Had a look at the AV article, fun enough, the BOJ/ETF one is much more amusing.
Although I do wonder why Bessembinder is rolling over 1-Month Bills as the comparison, as opposed to running the same analysis using, say, 3, 5 and ten year bonds?
As far as I can see (no, I haven’t read the papers), all he’s really discovered is that securities already assumed to be riskless, with a very short life, outperform ones already assumed to be more risky in the first damn place, over much longer timeframes. This is apples and oranges stuff.
I mean, Duh.
If Richard Murphy knew anything about investing, he wouldn’t be feverishly working any leftist grift he can find at a time when he should be tidying up for a comfortable retirement.

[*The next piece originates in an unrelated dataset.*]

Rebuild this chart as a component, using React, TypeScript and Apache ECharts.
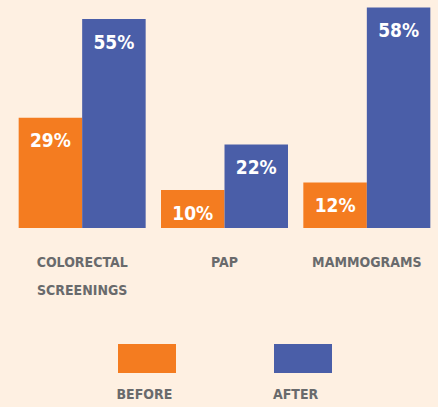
import React, { useEffect, useRef } from 'react';
import * as echarts from 'echarts';

const categories = ['COLORECTAL\nSCREENINGS', 'PAP', 'MAMMOGRAMS'];
const beforeValues = [29, 10, 12];
const afterValues = [55, 22, 58];
const seriesNames = ['BEFORE', 'AFTER'];

const BG = '#FEF0E2';
const ORANGE = '#F47C20';
const BLUE = '#4A5EA8';
const GREY = '#696A6C';
const NARROW = '"DejaVu Sans Condensed", "Liberation Sans Narrow", sans-serif';

export default function App() {
  const ref = useRef<HTMLDivElement>(null);
  useEffect(() => {
    const chart = echarts.init(ref.current!, null, { renderer: 'svg' });
    const labelStyle = {
      show: true,
      position: 'insideTop' as const,
      distance: 13,
      color: '#FFFFFF',
      fontFamily: NARROW,
      fontWeight: 'bold' as const,
      fontSize: 19,
      formatter: (p: any) => p.value + '%',
    };
    chart.setOption({
      animation: false,
      backgroundColor: BG,
      grid: { left: 11, right: 0, top: 0, bottom: 179, containLabel: false },
      xAxis: {
        type: 'category',
        data: categories,
        axisLine: { show: false },
        axisTick: { show: false },
        axisLabel: {
          interval: 0,
          color: GREY,
          fontFamily: NARROW,
          fontWeight: 'bold',
          fontSize: 14,
          lineHeight: 28,
          margin: 20,
          align: 'center',
        },
      },
      yAxis: {
        type: 'value',
        min: 0,
        max: 60,
        show: false,
        splitLine: { show: false },
      },
      legend: {
        data: seriesNames,
        left: 118,
        top: 344,
        padding: 0,
        itemWidth: 58,
        itemHeight: 29,
        itemGap: 98,
        icon: 'rect',
        formatter: () => '',
        selectedMode: false,
      },
      graphic: [
        {
          type: 'text',
          left: 146.5 - 30,
          top: 387,
          style: {
            text: seriesNames[0],
            fill: GREY,
            font: `bold 14px ${NARROW}`,
            width: 60,
            align: 'center',
          },
        },
        {
          type: 'text',
          left: 303 - 30,
          top: 387,
          style: {
            text: seriesNames[1],
            fill: GREY,
            font: `bold 14px ${NARROW}`,
            width: 60,
            align: 'center',
          },
        },
      ],
      series: [
        {
          name: seriesNames[0],
          type: 'bar',
          data: beforeValues,
          barWidth: 63.5,
          barGap: '0%',
          itemStyle: { color: ORANGE },
          label: labelStyle,
        },
        {
          name: seriesNames[1],
          type: 'bar',
          data: afterValues,
          barWidth: 63.5,
          barGap: '0%',
          itemStyle: { color: BLUE },
          label: labelStyle,
        },
      ],
    });
    return () => chart.dispose();
  }, []);
  return (
    <div
      ref={ref}
      style={{ position: 'fixed', left: 0, top: 0, width: 438, height: 407 }}
    />
  );
}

“Although I do wonder why Bessembinder is rolling over 1-Month Bills as the comparison, as opposed to running the same analysis using, say, 3, 5 and ten year bonds?”
Because he wants to compare cash to equities. I imagine the world and his mum have already compared bonds and equities.
Well, yes, but maybe he should actually compare cash to equities, by sticking a wedge under the mattress for a hundred years and see what happens.
The underlying research may appear interesting, but is actually pretty obvious. It’s saying that if you scatter a very large number of apple seeds over a big area, then hardly any will grow into trees. But that doesn’t mean that we can’t get an orchard by that method – the behaviour of lots of small actions is not merely the behaviour of one small action scaled up.
Is this idiot seriously suggesting that investing in equities hasn’t been the best or among the best builders of wealth in the last 100 years?
Here in OZ, the stock market has returned 13% on average since 1900 (not sure if that includes dividends). In a first world economy that’s outstanding.